Zhengzhou transformée en « iPhone City » à grands coups de subventions

Stéphane Moussie |

« Il y a un vieux dicton chinois qui dit “Si tu construis le nid, les oiseaux viendront.” Et maintenant, les oiseaux viennent. » Li Ziqiang, un représentant de Zhengzhou, ne peut pas mieux expliquer la politique commerciale incitative qui a été menée par sa ville.

En une poignée d’années, Zhengzhou, capitale de la province du Henan au centre-est de la Chine, est devenue « iPhone City », comme la surnomment ses habitants.

L’implantation d’une usine Foxconn d’où sortent un demi-million d’iPhone par jour ne doit rien au hasard. Le gouvernement local a arrosé le sous-traitant d’aides de toutes sortes pour qu’il choisisse cette région plutôt qu’une autre, indique une enquête du New York Times.

Car au fur et à mesure de la croissance mutuelle d’Apple et Foxconn au milieu des années 2000, les provinces chinoises se sont affrontées dans une « compétition olympique », dixit un professeur de politique publique, pour accueillir leurs usines.

Zhengzhou a su séduire le manufacturier avec des aides locales dont le montant total est difficile à évaluer, ces données étant confidentielles, mais grâce à des témoignages et des documents, le New York Times en révèle une partie.

Ainsi, le gouvernement local a distribué plus de 1,5 milliard de dollars pour construire de grandes portions de son usine et les logements des employés. Il a aussi construit des routes, accordé une remise de 5 % sur les factures d’énergie et exempté le sous-traitant d’impôt sur les sociétés et d’autres taxes pendant cinq ans.
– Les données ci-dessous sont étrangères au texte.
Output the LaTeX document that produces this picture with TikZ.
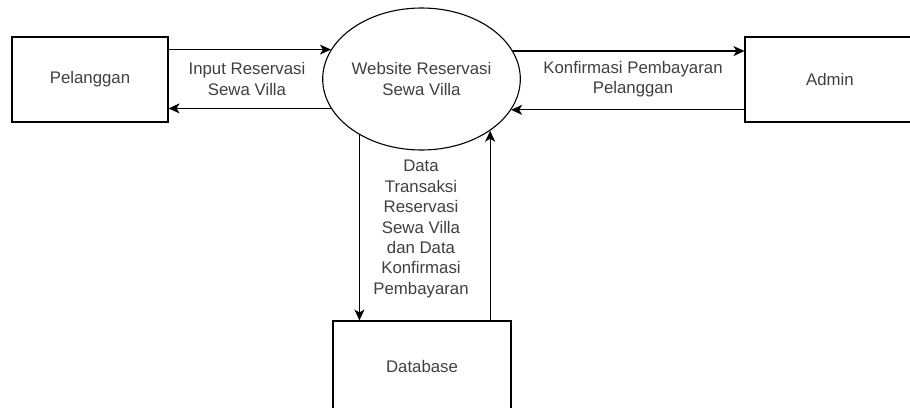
\documentclass[tikz,border=0pt]{standalone}
\usepackage{fontspec}
\setmainfont{Liberation Sans}
\usetikzlibrary{arrows.meta,shapes.geometric}
\begin{document}
\begin{tikzpicture}[x=1pt,y=-1pt,
  every node/.style={font=\fontsize{16.8}{20.4}\selectfont, text=black!75},
  boxnode/.style={draw=black, line width=1.1pt, rectangle, inner sep=0pt},
  procnode/.style={draw=black, line width=1.1pt, ellipse, inner sep=0pt, minimum width=193pt, minimum height=142pt, align=center},
  lbl/.style={align=center, inner sep=0pt},
  flow/.style={draw=black, line width=1.1pt, -{Stealth[length=11pt,width=10pt,inset=3pt]}}
]
\useasboundingbox (0,0) rectangle (910,407);
\clip (0,0) rectangle (910,407);
\fill[white] (0,0) rectangle (910,407);

\node[boxnode, minimum width=156pt, minimum height=85pt] (pel) at (90,79.5) {Pelanggan};
\node[boxnode, minimum width=170pt, minimum height=85pt] (adm) at (830,79.5) {Admin};
\node[boxnode, minimum width=178pt, minimum height=90pt] (db) at (422,366) {Database};
\node[procnode] (web) at (421.5,79) {Website Reservasi\\Sewa Villa};

\node[lbl] (l1) at (247,79) {Input Reservasi\\Sewa Villa};
\node[lbl] (l2) at (633,79) {Konfirmasi Pembayaran\\Pelanggan};
\node[lbl] (l3) at (421,229) {Data\\Transaksi\\Reservasi\\Sewa Villa\\dan Data\\Konfirmasi\\Pembayaran};

\draw[flow] (pel.east |- web.162.4) -- (web.162.4);
\draw[flow] (web.198.2) -- (pel.east |- web.198.2);
\draw[flow] (web.17.6) -- (adm.west |- web.17.6);
\draw[flow] (adm.west |- web.341.8) -- (web.341.8);
\draw[flow] (web.222.4) -- (web.222.4 |- db.north);
\draw[flow] (web.323 |- db.north) -- (web.323);
\end{tikzpicture}
\end{document}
Les autorités locales ont également recruté elles-mêmes des travailleurs et payé un bonus pour des objectifs d’exportation atteints. Elles s’étaient également engagées à investir plus de 10 milliards de dollars dans l’aéroport à proximité de l’usine.

Apple, qui était le seul client de Foxconn à l’ouverture de l’usine en 2010 et qui est aujourd’hui encore son principal client, a déclaré au journal être au courant des aides pour les infrastructures de transport, mais ignorer le reste. De son côté, Foxconn a répondu être reconnaissant au gouvernement et a indiqué que ce soutien « n’était pas différent des allégements fiscaux dont bénéficient toutes les entreprises dans le monde entier quand elles réalisent des investissements majeurs. »

Mais la Chine est en train de changer son fusil d’épaule. En 2014, le Conseil des affaires de l’État a missionné les gouvernements locaux d’un rapport sur la suppression de tout traitement préférentiel bénéficiant aux exportateurs multinationaux. Pékin a coupé court au projet devant la gronde d’entreprises multinationales, dont Foxconn, mais les entreprises étrangères ne doivent plus s’attendre aux mêmes aides qu’avant.

Tim Cook en Chine en août 2016. Photo publiée sur le compte Weibo du CEO.

Comme l’ont montré plusieurs péripéties d’Apple ces dernières années, la Chine se montre dorénavant intraitable. L’iTunes Store et l’iBooks Store ont été fermés en avril par les autorités, seulement six mois après leur ouverture. En 2014, le lancement de l’iPhone 6 avait été décalé afin que le téléphone passe un contrôle de sécurité, révèle le New York Times.

Dans ce contexte, Apple fait preuve de toute sa bonne volonté pour ne pas se faire écarter de ce marché stratégique. Investissements importants dans des acteurs locaux, ouvertures de centres de R&D, constructions de fermes solaires, visites régulières de Tim Cook. D’ailleurs, le CEO d’Apple était accompagné de Terry Gou, patron de Foxconn, Xie Fuzhan, gouverneur de la province de Henan, lors de sa dernière entrevue avec les autorités à Pékin.